Stocks in Asia finished higher on the heels of yesterday's rebound in the U.S., with banking stocks leading the way on optimism ahead of the favorable stress test results and as bond yields rose amid apparent hawkish global central bank commentary most recently out of the Bank of England. Japanese equities advanced with the yen slipping somewhat and despite a softer-than-expected read on the nation's retail sales. Australian securities rose with financials moving higher and commodity-related issues gaining ground, bolstered by the recovery in crude oil prices. Indian stocks ticked higher to snap a string of losses, though action was choppy amid derivative expirations. South Korean markets moved to the upside. Mainland Chinese shares increased and those traded in Hong Kong jumped, boosted by banking stocks. China is expected to report some key data on manufacturing and services sector activity tonight.

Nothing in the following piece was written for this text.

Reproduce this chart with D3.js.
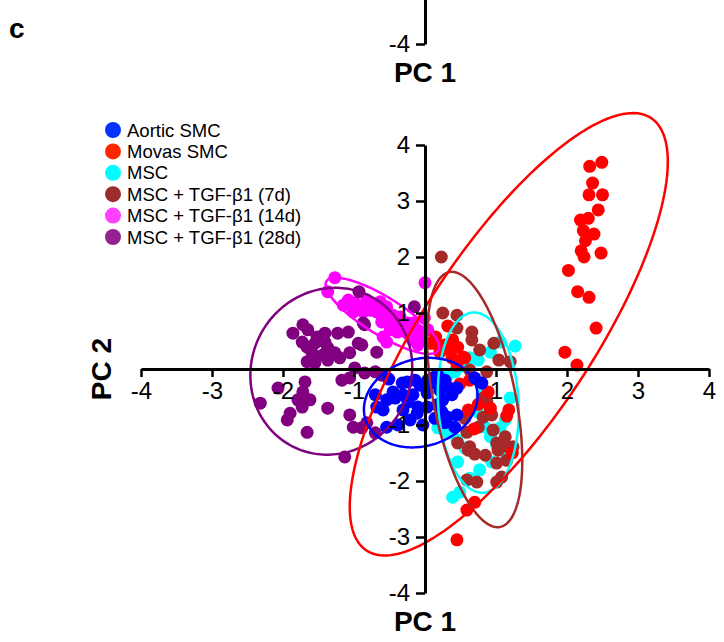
<!DOCTYPE html>
<html><head><meta charset="utf-8">
<script src="https://cdn.jsdelivr.net/npm/d3@7"></script>
<style>
html,body{margin:0;padding:0;background:#fff;}
svg{display:block;font-family:"Liberation Sans",Arial,Helvetica,sans-serif;}
</style></head><body>
<svg id="chart" width="724" height="642"></svg>
<script>
// Sample groups (legend order)
const groups = ["Aortic SMC", "Movas SMC", "MSC", "MSC + TGF-β1 (7d)", "MSC + TGF-β1 (14d)", "MSC + TGF-β1 (28d)"];
const tickValues = [-4, -3, -2, -1, 1, 2, 3, 4];

// PCA scores [PC1, PC2] per sample
const aorticSMC = [[-0.51,-0.18],[-0.32,-0.25],[-0.25,-0.23],[-0.14,-0.20],[-0.07,-0.29],[-0.45,-0.41],[-0.42,-0.52],[-0.54,-0.55],[-0.68,-0.68],[-0.59,-0.73],[-0.31,-0.46],[-0.24,-0.59],[-0.17,-0.46],[-0.10,-0.68],[-0.31,-0.73],[-0.21,-0.91],[-0.11,-0.79],[0.03,-0.68],[0.14,-0.14],[0.18,-0.11],[0.11,-0.25],[0.28,-0.20],[0.32,-0.32],[0.21,-0.38],[0.38,-0.46],[0.45,-0.34],[0.25,-0.55],[0.17,-0.64],[0.24,-0.77],[0.32,-0.86],[0.45,-0.82],[0.42,-1.04],[0.28,-0.96],[0.14,-0.88],[0.03,-0.43],[0.04,-0.20],[0.70,-0.16],[0.80,-0.25],[-0.03,-1.00],[-0.38,-1.00],[-0.54,-1.04],[-0.70,-0.46]];
const movasSMC = [[2.49,3.69],[2.32,3.62],[2.36,3.32],[2.31,3.11],[2.50,3.11],[2.44,2.84],[2.19,2.66],[2.30,2.69],[2.23,2.47],[2.38,2.41],[2.26,2.29],[2.20,2.11],[2.24,2.00],[2.48,2.07],[2.02,1.76],[2.15,1.38],[2.31,1.28],[2.41,0.73],[1.97,0.30],[2.14,0.07],[0.32,0.77],[0.15,0.57],[0.11,0.46],[0.39,0.52],[0.46,0.39],[0.35,0.34],[0.54,0.21],[0.38,0.20],[0.45,0.07],[0.28,0.43],[0.56,0.20],[0.49,-0.27],[0.63,-0.20],[0.75,-0.63],[0.61,-0.73],[0.92,-0.70],[1.18,-0.73],[1.15,-0.84],[0.69,-1.07],[1.23,-1.50],[0.70,-2.38],[0.59,-2.52],[0.45,-3.05],[0.89,-0.41],[0.07,0.46],[0.21,0.30]];
const msc = [[1.27,0.41],[1.06,0.48],[0.92,0.30],[0.75,0.16],[0.63,0.20],[0.52,0.05],[0.42,-0.05],[0.31,-0.14],[0.23,-0.38],[0.21,-0.64],[0.24,-0.88],[0.18,-1.05],[0.31,-1.13],[0.45,-1.27],[0.56,-1.41],[0.46,-1.66],[0.85,-1.04],[1.06,-1.05],[0.92,-1.21],[1.01,-1.36],[1.13,-1.48],[0.94,-1.66],[0.77,-1.80],[0.63,-1.95],[0.39,-2.29],[0.49,-2.20],[0.80,-0.46],[0.75,-0.77],[1.13,-0.91],[1.20,-0.52]];
const mscTgf7d = [[0.23,2.00],[0.25,1.00],[0.45,0.96],[0.45,0.73],[0.66,0.66],[0.66,0.52],[0.77,0.34],[0.97,0.46],[1.04,0.16],[1.20,0.13],[0.87,-0.05],[0.63,-0.02],[0.82,-0.52],[0.87,-0.59],[0.82,-0.86],[0.94,-0.82],[0.56,-0.88],[0.59,-1.13],[0.75,-1.04],[0.96,-1.09],[1.13,-1.21],[1.24,-1.39],[1.01,-1.32],[0.46,-1.32],[0.61,-1.45],[0.70,-1.52],[0.85,-1.54],[1.03,-1.45],[1.17,-1.39],[1.15,-1.63],[1.01,-1.68],[0.59,-1.98],[0.73,-2.02],[1.01,-2.02],[1.08,-1.93],[0.63,-1.39]];
const mscTgf14d = [[-1.27,1.63],[-1.37,1.38],[-1.08,1.23],[-1.15,1.14],[-0.99,1.18],[-0.82,1.23],[-0.75,1.14],[-0.63,1.20],[-0.54,1.11],[-0.68,1.02],[-0.87,1.02],[-1.01,1.02],[-0.56,0.96],[-0.45,0.96],[-0.35,0.93],[-0.46,0.82],[-0.61,0.84],[-0.25,0.82],[-0.35,0.75],[-0.17,0.82],[-0.11,0.70],[-0.25,0.64],[-0.39,0.66],[-0.49,0.70],[-0.59,0.57],[-0.07,0.55],[-0.18,0.52],[-0.10,0.43],[0.00,1.54],[-0.54,0.48],[-0.01,0.91],[0.04,0.70],[-0.77,1.05],[-0.94,1.12]];
const mscTgf28d = [[-1.72,0.79],[-1.86,0.64],[-1.65,0.70],[-1.52,0.57],[-1.41,0.64],[-1.23,0.64],[-1.08,0.66],[-1.73,0.48],[-1.66,0.39],[-1.55,0.46],[-1.41,0.48],[-1.37,0.38],[-1.27,0.29],[-1.44,0.25],[-1.59,0.29],[-1.66,0.13],[-1.55,0.11],[-1.37,0.16],[-1.20,0.20],[-0.94,0.46],[-1.06,0.29],[-0.87,0.82],[-0.68,0.30],[-0.99,0.02],[-1.17,-0.20],[-1.06,-0.16],[-0.85,-0.07],[-0.70,-0.05],[-0.61,-0.11],[-1.69,-0.23],[-2.07,-0.34],[-1.72,-0.41],[-1.79,-0.55],[-1.62,-0.55],[-1.73,-0.68],[-1.90,-0.79],[-1.94,-0.91],[-1.37,-0.70],[-1.06,-0.82],[-1.01,-1.04],[-0.89,-1.05],[-0.70,-1.14],[-2.32,-0.61],[-1.66,-1.13],[-1.13,-1.57],[-0.93,1.38],[-0.85,0.79],[-0.15,1.11],[-0.82,-0.96],[-0.89,0.43]];
const groupScores = [aorticSMC, movasSMC, msc, mscTgf7d, mscTgf14d, mscTgf28d];

// Confidence ellipses per group: [centre PC1, centre PC2, spread PC1, spread PC2, correlation]
const ellipses = [
  [-0.06, -0.60, 0.80, 0.80, 0.15],
  [ 1.18,  0.62, 2.24, 3.95, 0.78],
  [ 0.75, -0.60, 0.57, 1.61, -0.10],
  [ 0.70, -0.545, 0.67, 2.28, -0.48],
  [-0.60,  0.95, 0.80, 0.68, -0.82],
  [-1.32, -0.04, 1.14, 1.49, 0.05]
];

const pointColors  = ["#0000ff", "#ff0000", "#00ffff", "#a52a2a", "#ff00ff", "#800080"];
const legendColors = ["#0433ff", "#ff2600", "#00fdff", "#9c2d2d", "#ff40ff", "#942192"];
const drawOrder = [2, 4, 5, 3, 1, 0];

const svg = d3.select("#chart");
const x = d3.scaleLinear().domain([-4, 4]).range([141, 709]);
const y = d3.scaleLinear().domain([-4, 4]).range([593, 145]);
const fmt = d => String(d);

// points
const pts = svg.append("g");
drawOrder.forEach(gi => {
  pts.append("g").selectAll("circle").data(groupScores[gi]).join("circle")
    .attr("cx", d => x(d[0])).attr("cy", d => y(d[1])).attr("r", 6.5)
    .attr("fill", pointColors[gi]);
});

// ellipses
const line = d3.line().curve(d3.curveLinearClosed);
const ell = svg.append("g").attr("fill", "none").attr("stroke-width", 2.5);
drawOrder.forEach(gi => {
  const [cx, cy, sx, sy, r] = ellipses[gi];
  const s = Math.sqrt(1 - r * r);
  const path = d3.range(0, 360, 2).map(a => {
    const t = a * Math.PI / 180;
    return [x(cx + sx * Math.cos(t)), y(cy + sy * (r * Math.cos(t) + s * Math.sin(t)))];
  });
  ell.append("path").attr("d", line(path)).attr("stroke", pointColors[gi]);
});

// axes
function styleAxis(g) {
  g.select(".domain").attr("stroke-width", 3);
  g.selectAll(".tick line").attr("stroke-width", 2.5);
  g.selectAll(".tick text").attr("font-size", 24).attr("fill", "#000")
    .attr("font-family", '"Liberation Sans",Arial,sans-serif');
}
svg.append("g").attr("transform", `translate(0,${y(0)})`)
  .call(d3.axisBottom(x).tickValues(tickValues).tickFormat(fmt).tickSize(8).tickSizeOuter(0).tickPadding(5))
  .call(styleAxis);
svg.append("g").attr("transform", `translate(${x(0)},0)`)
  .call(d3.axisLeft(y).tickValues(tickValues).tickFormat(fmt).tickSize(9).tickSizeOuter(0).tickPadding(6))
  .call(styleAxis);

// lower end of the panel above
const yAbove = d3.scaleLinear().domain([-4, 4]).range([593 - 549, 145 - 549]);
svg.append("g").attr("transform", `translate(${x(0)},0)`)
  .call(d3.axisLeft(yAbove).tickValues([-4]).tickFormat(fmt).tickSize(9).tickSizeOuter(0).tickPadding(6))
  .call(styleAxis);

// axis titles
const title = {"font-size": 28, "font-weight": "bold", "text-anchor": "middle"};
function applyAttrs(sel, o) { Object.entries(o).forEach(([k, v]) => sel.attr(k, v)); return sel; }
applyAttrs(svg.append("text").attr("x", x(0)).attr("y", 631).text("PC 1"), title);
applyAttrs(svg.append("text").attr("x", x(0)).attr("y", 82).text("PC 1"), title);
applyAttrs(svg.append("text").attr("transform", `translate(111,${y(0)}) rotate(-90)`).text("PC 2"), title);
svg.append("text").attr("x", 9).attr("y", 38).attr("font-size", 28).attr("font-weight", "bold").text("c");

// legend
const legend = svg.append("g").attr("transform", "translate(113,130)");
groups.forEach((name, i) => {
  const row = legend.append("g").attr("transform", `translate(0,${i * 21.4})`);
  row.append("circle").attr("r", 8).attr("fill", legendColors[i]);
  row.append("text").attr("x", 14).attr("y", 6.5).attr("font-size", 18.5).attr("fill", "#000").text(name);
});
</script>
</body></html>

For a look at the global landscape, see Schwab's Jeffrey Kleintop's, CFA, 2017 Mid-year Global Market Outlook: Broader Growth, Narrower Risks on the International Investing page at www.schwab.com.

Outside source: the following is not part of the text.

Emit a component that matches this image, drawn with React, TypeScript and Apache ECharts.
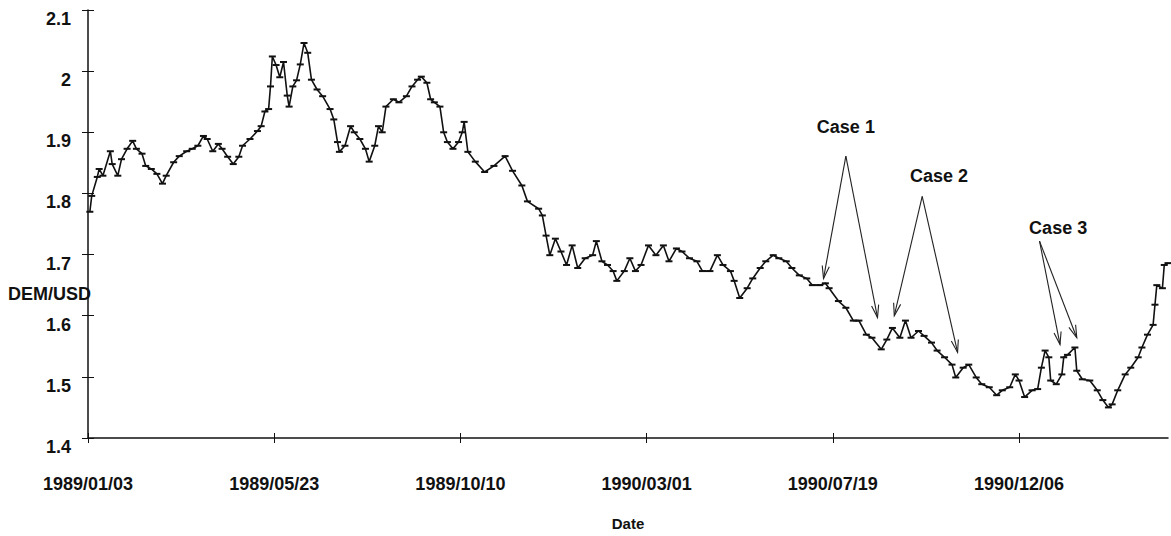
import React, { useEffect, useRef } from "react";
import * as echarts from "echarts";

// Trading-day number (0 = 1989/01/03) and DEM/USD rate at that day
const tradingDay = [
  1, 2, 5, 6, 8, 12, 13, 16, 18, 21, 24, 26, 29, 31, 34, 37, 40, 42, 46, 49,
  53, 56, 59, 62, 64, 67, 70, 72, 75, 78, 81, 83, 87, 91, 93, 95, 97, 98, 99, 101,
  103, 105, 107, 108, 110, 112, 114, 116, 118, 120, 123, 126, 130, 132, 134, 135, 138, 141, 143, 146,
  149, 151, 154, 156, 158, 160, 164, 167, 171, 174, 177, 179, 182, 184, 186, 189, 191, 193, 196, 199,
  201, 202, 204, 208, 213, 218, 224, 228, 233, 236, 242, 244, 246, 248, 251, 254, 257, 260, 263, 267,
  271, 273, 276, 279, 282, 284, 288, 291, 294, 297, 301, 305, 309, 312, 316, 319, 323, 327, 330, 334,
  338, 341, 345, 347, 350, 354, 357, 361, 364, 368, 371, 375, 378, 382, 386, 389, 393, 396, 398, 403,
  407, 411, 414, 418, 421, 426, 429, 432, 436, 439, 442, 446, 449, 453, 456, 460, 464, 466, 470, 473,
  477, 480, 484, 488, 491, 495, 498, 500, 503, 507, 510, 512, 514, 516, 517, 520, 523, 524, 526, 530,
  531, 534, 538, 542, 545, 548, 550, 553, 557, 560, 564, 566, 569, 572, 573, 574, 577, 578, 580,
];

const rate = [
  1.770, 1.796, 1.827, 1.840, 1.829, 1.869, 1.848, 1.829, 1.856, 1.873, 1.886, 1.873, 1.865, 1.845, 1.840, 1.832, 1.816, 1.829, 1.851, 1.861,
  1.869, 1.873, 1.878, 1.894, 1.889, 1.869, 1.881, 1.873, 1.860, 1.848, 1.860, 1.878, 1.889, 1.902, 1.910, 1.934, 1.938, 1.975, 2.024, 2.010,
  1.990, 2.015, 1.960, 1.942, 1.975, 1.985, 2.011, 2.046, 2.030, 1.986, 1.970, 1.959, 1.938, 1.921, 1.884, 1.868, 1.878, 1.910, 1.900, 1.889,
  1.873, 1.852, 1.878, 1.910, 1.900, 1.942, 1.954, 1.949, 1.959, 1.975, 1.986, 1.991, 1.981, 1.954, 1.949, 1.942, 1.900, 1.884, 1.873, 1.884,
  1.900, 1.917, 1.868, 1.852, 1.835, 1.845, 1.861, 1.837, 1.813, 1.787, 1.775, 1.764, 1.731, 1.699, 1.726, 1.705, 1.683, 1.715, 1.678, 1.694,
  1.699, 1.722, 1.689, 1.683, 1.673, 1.657, 1.673, 1.694, 1.673, 1.683, 1.715, 1.699, 1.715, 1.689, 1.710, 1.705, 1.694, 1.689, 1.673, 1.673,
  1.699, 1.683, 1.673, 1.657, 1.629, 1.645, 1.661, 1.678, 1.689, 1.699, 1.694, 1.689, 1.678, 1.666, 1.661, 1.650, 1.650, 1.653, 1.645, 1.624,
  1.613, 1.592, 1.592, 1.569, 1.564, 1.545, 1.561, 1.580, 1.564, 1.592, 1.564, 1.575, 1.567, 1.556, 1.543, 1.532, 1.520, 1.499, 1.515, 1.520,
  1.499, 1.488, 1.483, 1.470, 1.478, 1.483, 1.504, 1.494, 1.467, 1.478, 1.480, 1.515, 1.543, 1.532, 1.494, 1.488, 1.504, 1.532, 1.536, 1.548,
  1.510, 1.496, 1.494, 1.478, 1.462, 1.450, 1.455, 1.478, 1.504, 1.515, 1.532, 1.548, 1.569, 1.585, 1.618, 1.650, 1.645, 1.683, 1.686,
];

// Date labels, one every 100 trading days
const dateTicks = [0, 100, 200, 300, 400, 500];
const dateLabels = ["1989/01/03", "1989/05/23", "1989/10/10", "1990/03/01", "1990/07/19", "1990/12/06"];

// Annotated cases: label position, arrow apex and arrow tips, in [trading day, rate]
const caseNames = ["Case 1", "Case 2", "Case 3"];
const caseLabelAt = [[407, 1.908], [457, 1.829], [521, 1.744]];
const caseApex = [[407, 1.861], [448, 1.795], [511, 1.722]];
const caseTips = [
  [[395, 1.661], [424, 1.597]],
  [[433, 1.600], [467, 1.540]],
  [[522, 1.553], [531, 1.564]],
];

const FONT = "'Liberation Sans', Arial, Helvetica, sans-serif";

export default function App() {
  const ref = useRef<HTMLDivElement>(null);

  useEffect(() => {
    if (!ref.current) return;
    const chart = echarts.init(ref.current, undefined, { renderer: "svg" });
    const points = tradingDay.map((d, i) => [d, rate[i]]);

    const yCommon = {
      type: "value" as const,
      min: 1.4,
      max: 2.1,
      interval: 0.1,
      splitLine: { show: false },
    };
    const xCommon = {
      type: "value" as const,
      min: 0,
      max: 580,
      interval: 100,
      splitLine: { show: false },
    };

    chart.setOption({
      animation: false,
      backgroundColor: "#ffffff",
      grid: { left: 88, right: 3, top: 10, bottom: 95 },
      xAxis: [
        {
          ...xCommon,
          name: "Date",
          nameLocation: "middle",
          nameGap: 78,
          nameTextStyle: { color: "#111", fontFamily: FONT, fontWeight: "bold", fontSize: 15 },
          axisLine: { show: true, lineStyle: { color: "#111", width: 1.5 } },
          axisTick: { show: true, length: 5, customValues: dateTicks, lineStyle: { color: "#111", width: 1 } },
          axisLabel: {
            customValues: dateTicks,
            formatter: (v: number) => dateLabels[dateTicks.indexOf(Math.round(v))] ?? "",
            margin: 37,
            color: "#111",
            fontFamily: FONT,
            fontWeight: "bold",
            fontSize: 18,
          },
        },
        {
          ...xCommon,
          position: "bottom",
          axisLine: { show: false },
          axisTick: { show: true, inside: true, length: 5, customValues: dateTicks, lineStyle: { color: "#111", width: 1 } },
          axisLabel: { show: false },
        },
      ],
      yAxis: [
        {
          ...yCommon,
          axisLine: { show: true, lineStyle: { color: "#111", width: 1.5 } },
          axisTick: { show: true, length: 6, lineStyle: { color: "#111", width: 1 } },
          axisLabel: {
            margin: 17,
            verticalAlign: "top",
            color: "#111",
            fontFamily: FONT,
            fontWeight: "bold",
            fontSize: 18,
            formatter: (v: number) => (Math.abs(v - 2) < 1e-6 ? "2" : v.toFixed(1)),
          },
        },
        {
          ...yCommon,
          position: "left",
          axisLine: { show: false },
          axisTick: { show: true, inside: true, length: 6, lineStyle: { color: "#111", width: 1 } },
          axisLabel: { show: false },
        },
      ],
      series: [
        {
          type: "line",
          xAxisIndex: 0,
          yAxisIndex: 0,
          data: points,
          showSymbol: true,
          symbol: "rect",
          symbolSize: [7, 2],
          itemStyle: { color: "#111" },
          lineStyle: { color: "#111", width: 1.6 },
        },
      ],
    });

    // Annotation arrows with open V heads, positioned through the grid's scales
    const px = (p: number[]) => chart.convertToPixel({ gridIndex: 0 }, p) as number[];
    const graphics: any[] = [];
    const headLen = 13;
    const headAngle = (16 * Math.PI) / 180;
    caseNames.forEach((name, i) => {
      const lp = px(caseLabelAt[i]);
      graphics.push({
        type: "text",
        x: lp[0],
        y: lp[1],
        style: {
          text: name,
          fill: "#111",
          font: `bold 18px ${FONT}`,
          align: "center",
          verticalAlign: "middle",
        },
      });
      const a = px(caseApex[i]);
      caseTips[i].forEach((tipV) => {
        const t = px(tipV);
        graphics.push({
          type: "line",
          shape: { x1: a[0], y1: a[1], x2: t[0], y2: t[1] },
          style: { stroke: "#222", lineWidth: 1.1 },
        });
        const back = Math.atan2(a[1] - t[1], a[0] - t[0]);
        const h1 = [t[0] + headLen * Math.cos(back + headAngle), t[1] + headLen * Math.sin(back + headAngle)];
        const h2 = [t[0] + headLen * Math.cos(back - headAngle), t[1] + headLen * Math.sin(back - headAngle)];
        graphics.push({
          type: "polyline",
          shape: { points: [h1, t, h2] },
          style: { stroke: "#222", lineWidth: 1.1, fill: null },
        });
      });
    });
    graphics.push({
      type: "text",
      x: 8,
      y: 294,
      style: {
        text: "DEM/USD",
        fill: "#111",
        font: `bold 18px ${FONT}`,
        align: "left",
        verticalAlign: "middle",
      },
    });
    chart.setOption({ graphic: graphics });

    return () => chart.dispose();
  }, []);

  return (
    <div
      ref={ref}
      style={{ position: "fixed", left: 0, top: 0, width: 1171, height: 536, background: "#fff" }}
    />
  );
}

The international economic docket for tomorrow will be busy, beginning with employment data, CPI, industrial production, vehicle production, housing starts and construction orders from Japan, private sector credit from Australia and manufacturing and non-manufacturing PMIs from China. Releases from across the pond will include consumer confidence, current account balance, Index of Services and GDP from the U.K., CPI, PPI and consumer spending from France and retail sales and unemployment data from Germany.